DESCRIPTION OF THE TASK:
Leave out the pictures and repeat the rest of the material exactly.

►

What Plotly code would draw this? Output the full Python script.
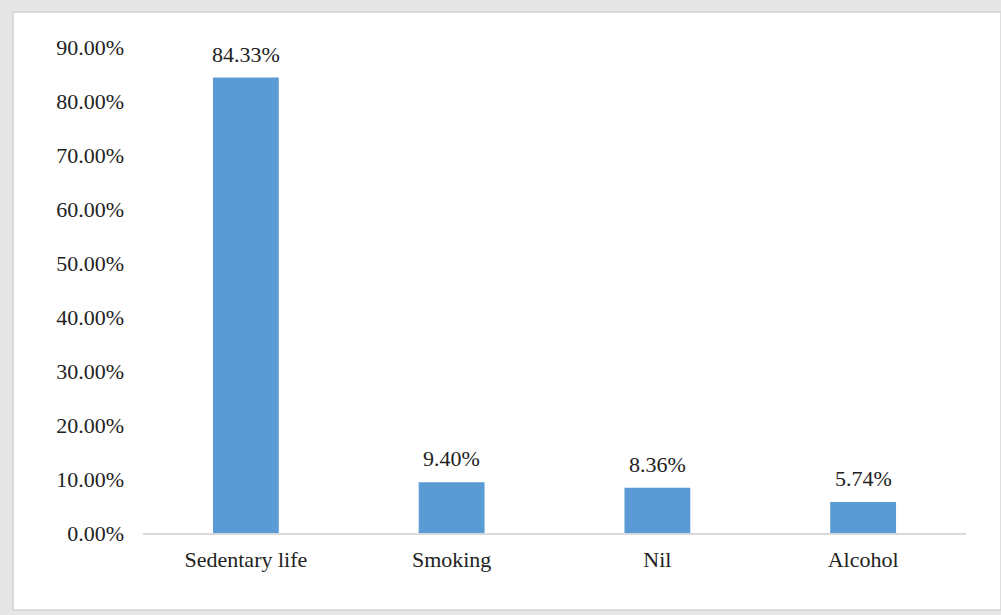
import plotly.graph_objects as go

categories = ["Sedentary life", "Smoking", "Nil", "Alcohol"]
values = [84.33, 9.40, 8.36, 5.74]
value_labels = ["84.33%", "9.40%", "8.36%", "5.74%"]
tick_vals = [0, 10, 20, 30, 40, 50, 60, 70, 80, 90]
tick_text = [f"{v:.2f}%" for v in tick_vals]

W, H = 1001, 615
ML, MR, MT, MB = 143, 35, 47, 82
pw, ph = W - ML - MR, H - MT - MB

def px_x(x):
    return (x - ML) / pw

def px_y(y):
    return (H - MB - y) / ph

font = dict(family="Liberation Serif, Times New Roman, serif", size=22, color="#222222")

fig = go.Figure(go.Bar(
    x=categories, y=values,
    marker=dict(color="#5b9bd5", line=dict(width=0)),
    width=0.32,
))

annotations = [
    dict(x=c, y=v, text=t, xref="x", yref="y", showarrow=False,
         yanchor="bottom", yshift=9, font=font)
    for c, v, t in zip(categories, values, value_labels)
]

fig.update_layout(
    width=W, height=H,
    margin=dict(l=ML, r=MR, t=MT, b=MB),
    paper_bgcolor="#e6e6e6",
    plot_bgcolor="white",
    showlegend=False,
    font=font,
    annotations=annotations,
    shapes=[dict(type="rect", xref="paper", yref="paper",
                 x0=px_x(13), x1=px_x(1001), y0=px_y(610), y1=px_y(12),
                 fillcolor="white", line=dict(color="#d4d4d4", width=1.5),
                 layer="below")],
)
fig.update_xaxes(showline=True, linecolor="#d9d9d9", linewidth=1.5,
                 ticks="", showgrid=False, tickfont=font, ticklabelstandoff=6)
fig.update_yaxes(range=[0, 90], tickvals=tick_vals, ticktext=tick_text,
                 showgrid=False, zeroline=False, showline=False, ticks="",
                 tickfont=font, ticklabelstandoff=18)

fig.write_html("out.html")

◄

FINAL ANSWER:
What Plotly code would draw this? Output the full Python script.
import plotly.graph_objects as go

categories = ["Sedentary life", "Smoking", "Nil", "Alcohol"]
values = [84.33, 9.40, 8.36, 5.74]
value_labels = ["84.33%", "9.40%", "8.36%", "5.74%"]
tick_vals = [0, 10, 20, 30, 40, 50, 60, 70, 80, 90]
tick_text = [f"{v:.2f}%" for v in tick_vals]

W, H = 1001, 615
ML, MR, MT, MB = 143, 35, 47, 82
pw, ph = W - ML - MR, H - MT - MB

def px_x(x):
    return (x - ML) / pw

def px_y(y):
    return (H - MB - y) / ph

font = dict(family="Liberation Serif, Times New Roman, serif", size=22, color="#222222")

fig = go.Figure(go.Bar(
    x=categories, y=values,
    marker=dict(color="#5b9bd5", line=dict(width=0)),
    width=0.32,
))

annotations = [
    dict(x=c, y=v, text=t, xref="x", yref="y", showarrow=False,
         yanchor="bottom", yshift=9, font=font)
    for c, v, t in zip(categories, values, value_labels)
]

fig.update_layout(
    width=W, height=H,
    margin=dict(l=ML, r=MR, t=MT, b=MB),
    paper_bgcolor="#e6e6e6",
    plot_bgcolor="white",
    showlegend=False,
    font=font,
    annotations=annotations,
    shapes=[dict(type="rect", xref="paper", yref="paper",
                 x0=px_x(13), x1=px_x(1001), y0=px_y(610), y1=px_y(12),
                 fillcolor="white", line=dict(color="#d4d4d4", width=1.5),
                 layer="below")],
)
fig.update_xaxes(showline=True, linecolor="#d9d9d9", linewidth=1.5,
                 ticks="", showgrid=False, tickfont=font, ticklabelstandoff=6)
fig.update_yaxes(range=[0, 90], tickvals=tick_vals, ticktext=tick_text,
                 showgrid=False, zeroline=False, showline=False, ticks="",
                 tickfont=font, ticklabelstandoff=18)

fig.write_html("out.html")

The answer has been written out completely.